## Stored records
·····
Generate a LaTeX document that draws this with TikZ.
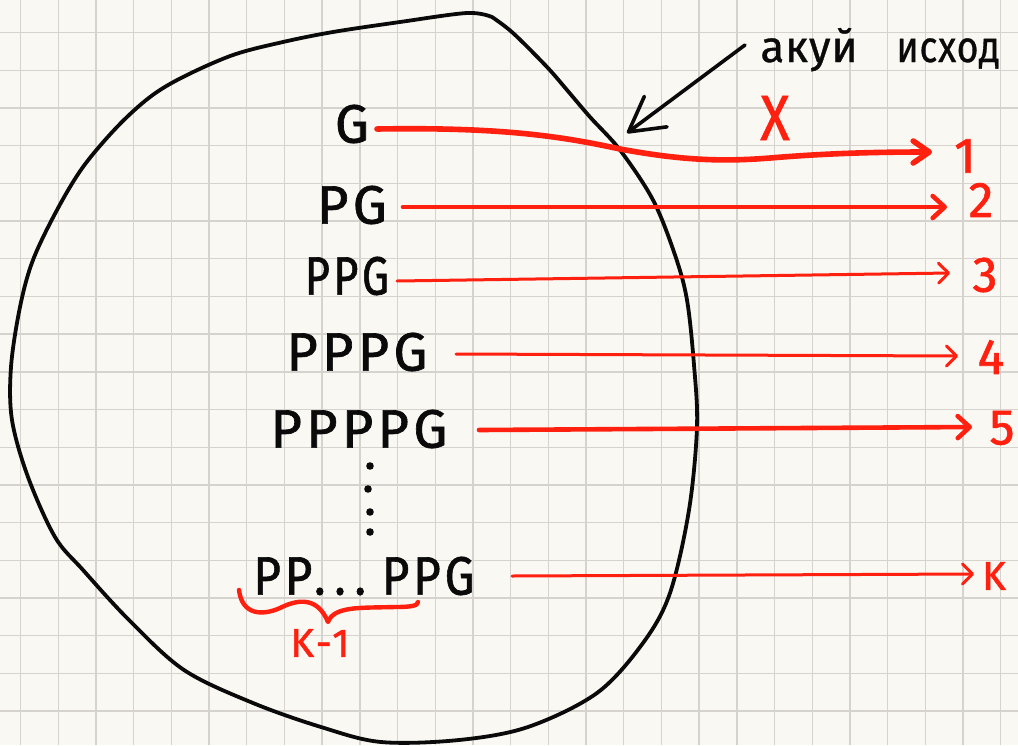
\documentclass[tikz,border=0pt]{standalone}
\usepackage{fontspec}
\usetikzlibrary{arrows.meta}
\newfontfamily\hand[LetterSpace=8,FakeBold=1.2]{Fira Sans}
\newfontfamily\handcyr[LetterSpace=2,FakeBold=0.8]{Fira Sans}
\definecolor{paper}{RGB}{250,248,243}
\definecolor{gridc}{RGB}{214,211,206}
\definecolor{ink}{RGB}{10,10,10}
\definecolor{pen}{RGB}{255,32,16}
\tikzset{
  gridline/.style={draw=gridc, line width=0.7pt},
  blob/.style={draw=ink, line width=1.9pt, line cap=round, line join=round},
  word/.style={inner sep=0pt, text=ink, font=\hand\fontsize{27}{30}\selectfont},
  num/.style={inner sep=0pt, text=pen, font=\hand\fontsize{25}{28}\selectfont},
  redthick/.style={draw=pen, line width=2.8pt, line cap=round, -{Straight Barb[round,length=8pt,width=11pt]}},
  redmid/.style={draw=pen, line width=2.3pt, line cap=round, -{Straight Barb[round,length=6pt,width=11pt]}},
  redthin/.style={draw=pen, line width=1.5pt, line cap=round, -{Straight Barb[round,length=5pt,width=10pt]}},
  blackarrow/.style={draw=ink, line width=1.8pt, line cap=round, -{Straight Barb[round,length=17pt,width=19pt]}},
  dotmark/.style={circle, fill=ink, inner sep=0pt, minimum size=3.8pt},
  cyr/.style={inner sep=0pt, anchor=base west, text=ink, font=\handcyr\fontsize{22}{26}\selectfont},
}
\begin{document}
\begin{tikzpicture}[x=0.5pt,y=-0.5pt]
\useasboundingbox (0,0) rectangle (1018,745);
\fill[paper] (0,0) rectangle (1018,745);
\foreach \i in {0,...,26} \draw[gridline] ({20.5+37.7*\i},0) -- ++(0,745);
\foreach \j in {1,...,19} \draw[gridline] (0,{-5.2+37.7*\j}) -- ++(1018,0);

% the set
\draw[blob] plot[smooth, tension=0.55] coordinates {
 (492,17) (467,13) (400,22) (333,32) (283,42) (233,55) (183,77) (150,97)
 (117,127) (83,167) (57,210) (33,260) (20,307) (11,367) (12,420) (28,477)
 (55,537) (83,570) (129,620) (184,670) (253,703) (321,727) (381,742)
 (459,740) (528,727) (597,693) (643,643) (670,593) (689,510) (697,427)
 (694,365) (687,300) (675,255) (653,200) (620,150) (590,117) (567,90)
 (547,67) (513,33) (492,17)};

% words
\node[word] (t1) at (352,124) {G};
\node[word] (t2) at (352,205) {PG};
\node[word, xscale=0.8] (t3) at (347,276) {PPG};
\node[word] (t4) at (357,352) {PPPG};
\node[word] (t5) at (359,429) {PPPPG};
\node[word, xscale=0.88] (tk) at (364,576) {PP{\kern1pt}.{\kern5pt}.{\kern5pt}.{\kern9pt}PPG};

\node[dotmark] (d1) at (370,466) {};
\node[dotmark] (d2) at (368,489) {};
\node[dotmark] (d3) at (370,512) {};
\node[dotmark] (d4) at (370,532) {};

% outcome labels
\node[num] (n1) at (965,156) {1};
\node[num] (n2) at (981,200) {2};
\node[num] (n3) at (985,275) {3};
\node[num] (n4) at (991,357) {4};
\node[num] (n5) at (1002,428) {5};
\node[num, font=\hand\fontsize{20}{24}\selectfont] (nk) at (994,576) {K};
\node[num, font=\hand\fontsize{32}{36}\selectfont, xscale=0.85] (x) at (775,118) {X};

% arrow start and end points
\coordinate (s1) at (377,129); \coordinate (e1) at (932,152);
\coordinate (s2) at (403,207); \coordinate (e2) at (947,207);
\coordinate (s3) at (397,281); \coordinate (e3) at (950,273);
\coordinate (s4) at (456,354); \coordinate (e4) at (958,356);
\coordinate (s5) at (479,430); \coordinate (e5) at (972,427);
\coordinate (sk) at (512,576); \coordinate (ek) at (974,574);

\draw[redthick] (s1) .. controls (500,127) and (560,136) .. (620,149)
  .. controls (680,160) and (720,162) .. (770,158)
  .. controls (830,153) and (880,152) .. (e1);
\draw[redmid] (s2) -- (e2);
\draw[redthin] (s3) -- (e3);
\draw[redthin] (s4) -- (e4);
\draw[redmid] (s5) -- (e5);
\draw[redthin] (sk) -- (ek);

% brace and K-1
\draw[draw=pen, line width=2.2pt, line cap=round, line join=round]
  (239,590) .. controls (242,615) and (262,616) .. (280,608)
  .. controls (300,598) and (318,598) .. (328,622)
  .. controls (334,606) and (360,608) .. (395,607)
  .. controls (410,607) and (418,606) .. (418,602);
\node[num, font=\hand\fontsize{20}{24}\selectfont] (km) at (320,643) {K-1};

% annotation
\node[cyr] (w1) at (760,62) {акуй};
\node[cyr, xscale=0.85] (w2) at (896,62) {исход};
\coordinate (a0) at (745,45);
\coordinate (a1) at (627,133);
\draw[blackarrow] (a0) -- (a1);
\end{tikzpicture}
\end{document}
·····
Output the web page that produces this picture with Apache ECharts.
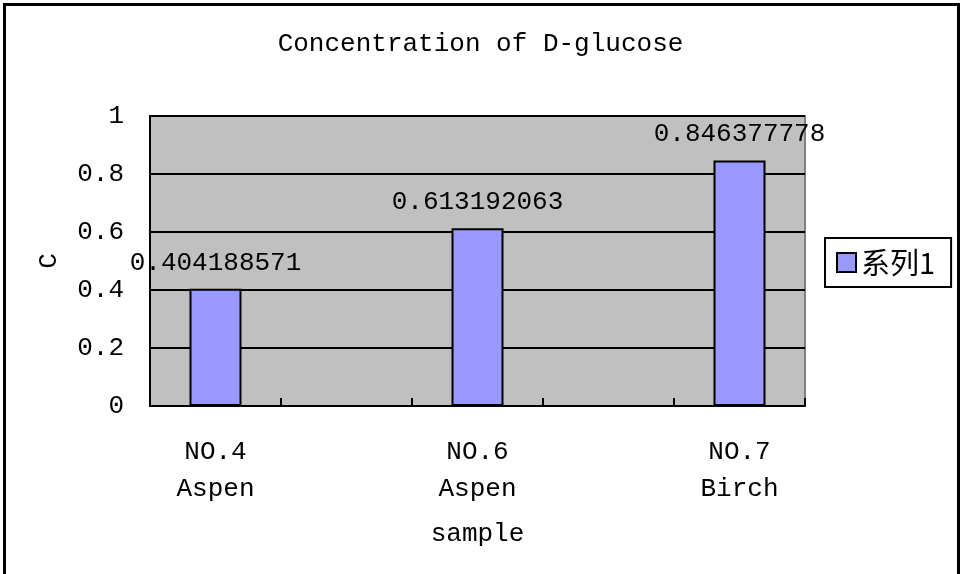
·····
## Set exercise
Omit the pictures. Extract exactly the lines that begin with the one holding "Generate a LaTeX" and end with the one holding "xscale=0.88] (tk) at", inclusive.

## Answer to this exercise
Generate a LaTeX document that draws this with TikZ.
\documentclass[tikz,border=0pt]{standalone}
\usepackage{fontspec}
\usetikzlibrary{arrows.meta}
\newfontfamily\hand[LetterSpace=8,FakeBold=1.2]{Fira Sans}
\newfontfamily\handcyr[LetterSpace=2,FakeBold=0.8]{Fira Sans}
\definecolor{paper}{RGB}{250,248,243}
\definecolor{gridc}{RGB}{214,211,206}
\definecolor{ink}{RGB}{10,10,10}
\definecolor{pen}{RGB}{255,32,16}
\tikzset{
  gridline/.style={draw=gridc, line width=0.7pt},
  blob/.style={draw=ink, line width=1.9pt, line cap=round, line join=round},
  word/.style={inner sep=0pt, text=ink, font=\hand\fontsize{27}{30}\selectfont},
  num/.style={inner sep=0pt, text=pen, font=\hand\fontsize{25}{28}\selectfont},
  redthick/.style={draw=pen, line width=2.8pt, line cap=round, -{Straight Barb[round,length=8pt,width=11pt]}},
  redmid/.style={draw=pen, line width=2.3pt, line cap=round, -{Straight Barb[round,length=6pt,width=11pt]}},
  redthin/.style={draw=pen, line width=1.5pt, line cap=round, -{Straight Barb[round,length=5pt,width=10pt]}},
  blackarrow/.style={draw=ink, line width=1.8pt, line cap=round, -{Straight Barb[round,length=17pt,width=19pt]}},
  dotmark/.style={circle, fill=ink, inner sep=0pt, minimum size=3.8pt},
  cyr/.style={inner sep=0pt, anchor=base west, text=ink, font=\handcyr\fontsize{22}{26}\selectfont},
}
\begin{document}
\begin{tikzpicture}[x=0.5pt,y=-0.5pt]
\useasboundingbox (0,0) rectangle (1018,745);
\fill[paper] (0,0) rectangle (1018,745);
\foreach \i in {0,...,26} \draw[gridline] ({20.5+37.7*\i},0) -- ++(0,745);
\foreach \j in {1,...,19} \draw[gridline] (0,{-5.2+37.7*\j}) -- ++(1018,0);

% the set
\draw[blob] plot[smooth, tension=0.55] coordinates {
 (492,17) (467,13) (400,22) (333,32) (283,42) (233,55) (183,77) (150,97)
 (117,127) (83,167) (57,210) (33,260) (20,307) (11,367) (12,420) (28,477)
 (55,537) (83,570) (129,620) (184,670) (253,703) (321,727) (381,742)
 (459,740) (528,727) (597,693) (643,643) (670,593) (689,510) (697,427)
 (694,365) (687,300) (675,255) (653,200) (620,150) (590,117) (567,90)
 (547,67) (513,33) (492,17)};

% words
\node[word] (t1) at (352,124) {G};
\node[word] (t2) at (352,205) {PG};
\node[word, xscale=0.8] (t3) at (347,276) {PPG};
\node[word] (t4) at (357,352) {PPPG};
\node[word] (t5) at (359,429) {PPPPG};
\node[word, xscale=0.88] (tk) at (364,576) {PP{\kern1pt}.{\kern5pt}.{\kern5pt}.{\kern9pt}PPG};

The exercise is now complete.